Solidaires de la nature
Un autre tableau très actuel par son message a été peint vers 1503 par l’artiste vénitien. Lorsque mon père, presque octogénaire, m’a fait visiter pour la première fois le musée de l’Academia à Venise, il m’arrêta devant La Tempesta. En pleine nature champêtre, un homme regarde une mère assise allaitant son enfant. A propos de ce tableau aussi, des commentaires sans fin ont cherché à interpréter sa symbolique. Mon père, l’un des derniers impressionnistes russes, réagit en peintre. Regarde, me dit-il, c’est le premier paysage de la peinture européenne.

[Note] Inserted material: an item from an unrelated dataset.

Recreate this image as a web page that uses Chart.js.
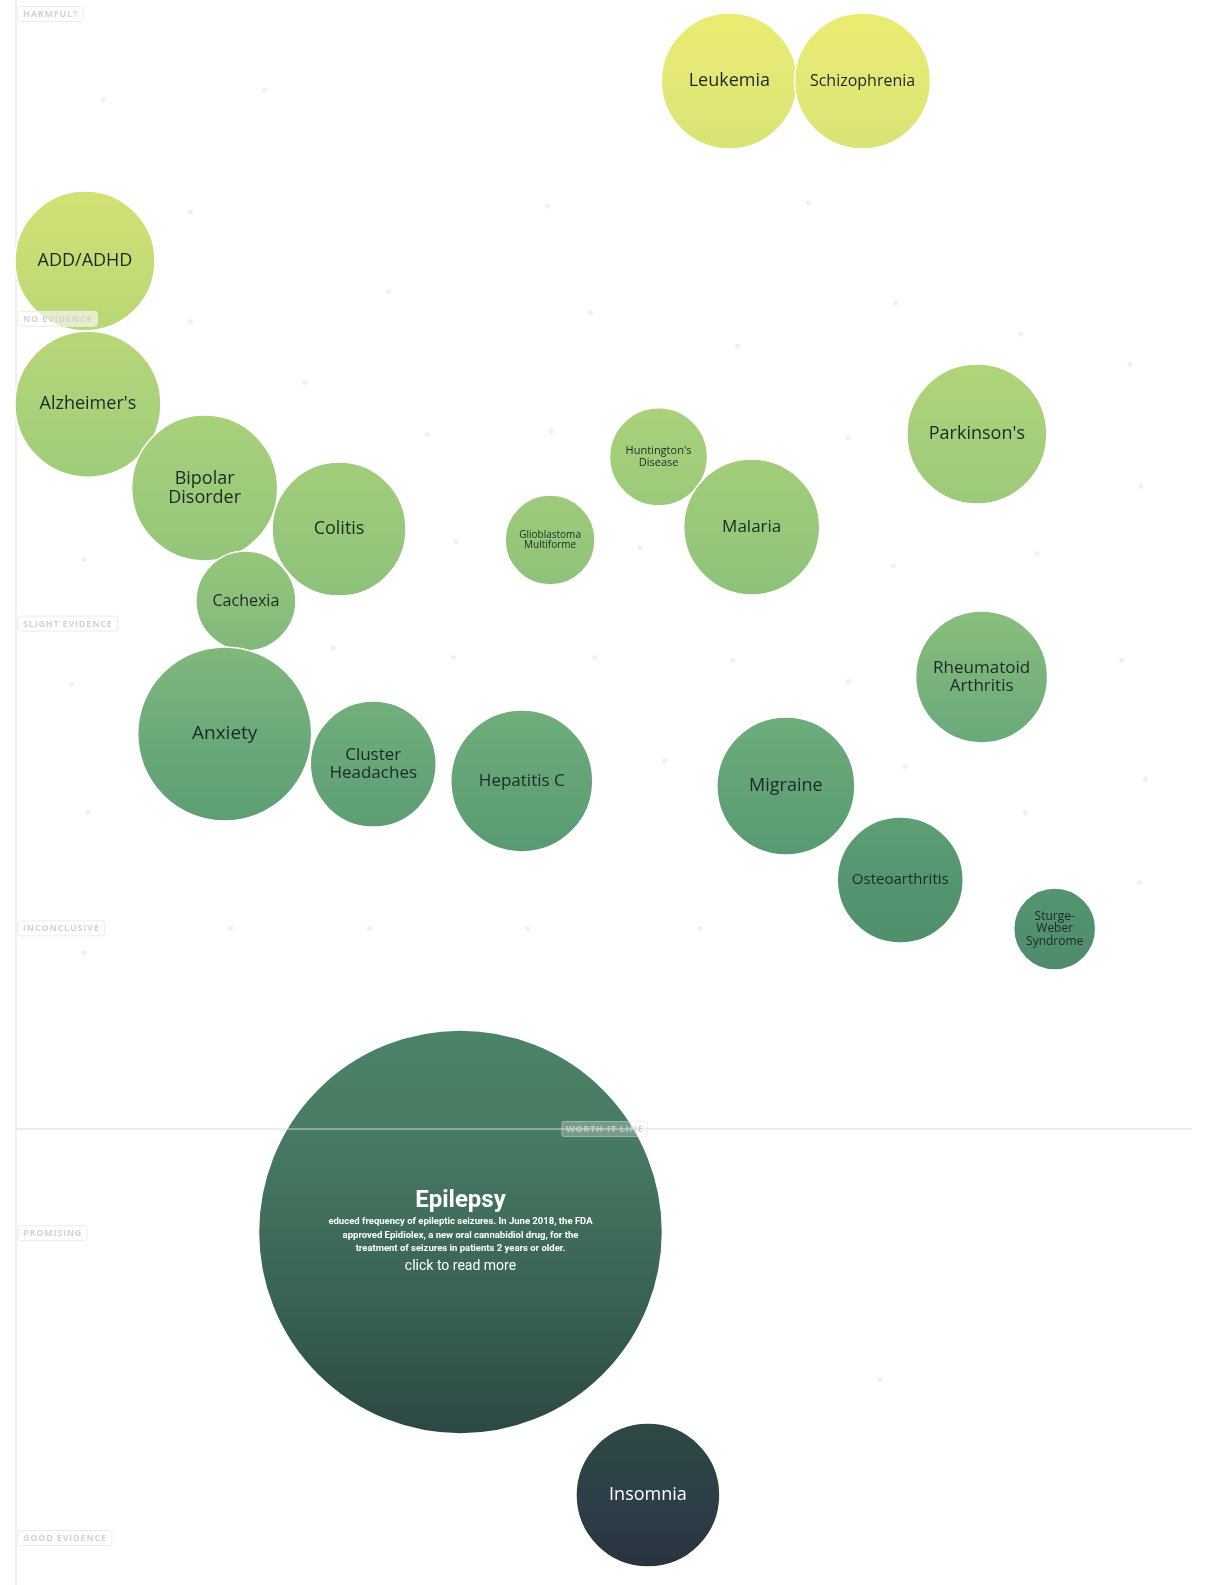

Le sujet du tableau n’était plus un ou des hommes, mais la nature elle-même. Celle-ci n’était pas réduite au statut de décor, de fond mettant en valeur des humains. Le tableau nous rappelle quelle est notre place. Nous ne sommes pas, contrairement à l’affirmation prétentieuse de Descartes, les maîtres du monde. Nous ne sommes qu’une infime partie de celui-ci, tributaires de ressources épuisables, solidaires de fait des autres créatures vivantes. Le Covid-19 est venu brutalement nous le rappeler. Bien avant que deviennent patentes les catastrophes écologiques déclenchées par un court-termisme myope et égoïste, un contemporain de Giorgione, ami de Manuzio, écrivait que l’eau protégeait Venise comme une muraille ; et que quiconque lui porterait atteinte devrait être exécuté ! Combien d’(ir)responsables perdraient leurs vies si on appliquait aujourd’hui cet Edit d’Egnazio…
En 1510, peu d’années après avoir peint ces deux tableaux, Giorgione fut emporté par la peste. Il n’avait que 32 ans. En quelques années, il avait révolutionné la peinture à Venise, l’avait fait entrer dans la Renaissance, persuadant de grands artistes, tel Giovanni Bellini, de se libérer du Moyen-âge. Il avait formé le Titien et bien d’autres qui allaient s’épanouir sur le chemin qu’il leur avait ouvert. Comme à propos d’un Masaccio, disparu à 27 ans, d’un Franz Schubert, parti à 31 ans, d’un Théodore Géricault mort à 32 ans, on peut se demander combien de chefs-d’œuvre nous aurait légués ce génie s’il avait vécu davantage.